Bruce was offered an opportunity to play bass for R&B superstar Marvin Gaye but turned it down. Instead, he met Clapton after joining John Mayall's Bluesbreakers. Bruce left the Bluesbreakers and joined Manfred Mann, but his career took another shift when Baker asked him to play bass as a part of a trio with himself and Clapton. At Clapton's insistence, Bruce took on primary vocal duties.

Ginger Baker

Ginger Baker was a talented and influential drummer, and he knew it, as NPR points out, his autobiography was titled "Hellraiser: The Autobiography of the World's Greatest Drummer," but you'd be hard-pressed to find people who wouldn't at least agree that he was possibly the greatest rock drummer of his era. Clapton would later describe him as a "fully formed musician."

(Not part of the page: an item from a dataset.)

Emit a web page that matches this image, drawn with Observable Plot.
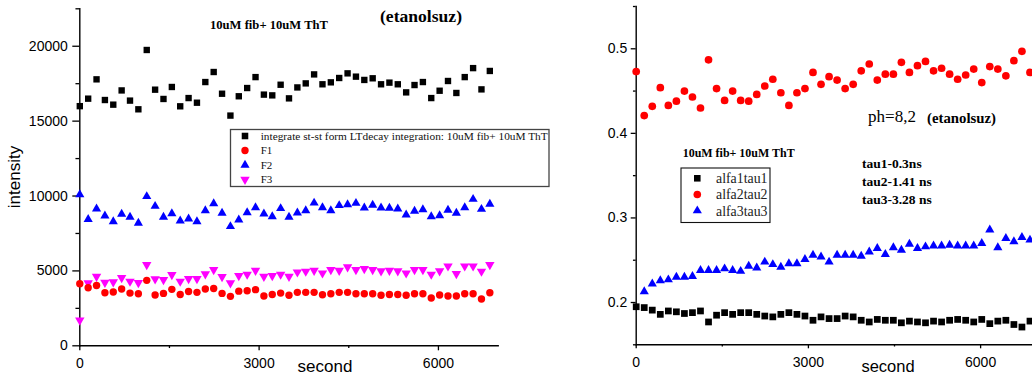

The famously red-headed, hot-tempered Londoner, started out playing trumpet before taking up drums and playing with a jazz band in his hometown. He had a tumultuous relationship with Jack Bruce dating back to their time together in Alexis Korner's Blues Incorporated. They stuck together with the Graham Bond Organization until Bruce's departure.

Baker is credited with the idea of starting Cream. He approached Clapton, who at the time was still the lead ax-man for John Mayall's Bluesbreakers, and floated the idea of starting a more experimental group. Clapton was all for the idea, but only on the condition that Jack Bruce complete the power trio by playing bass and handling vocals.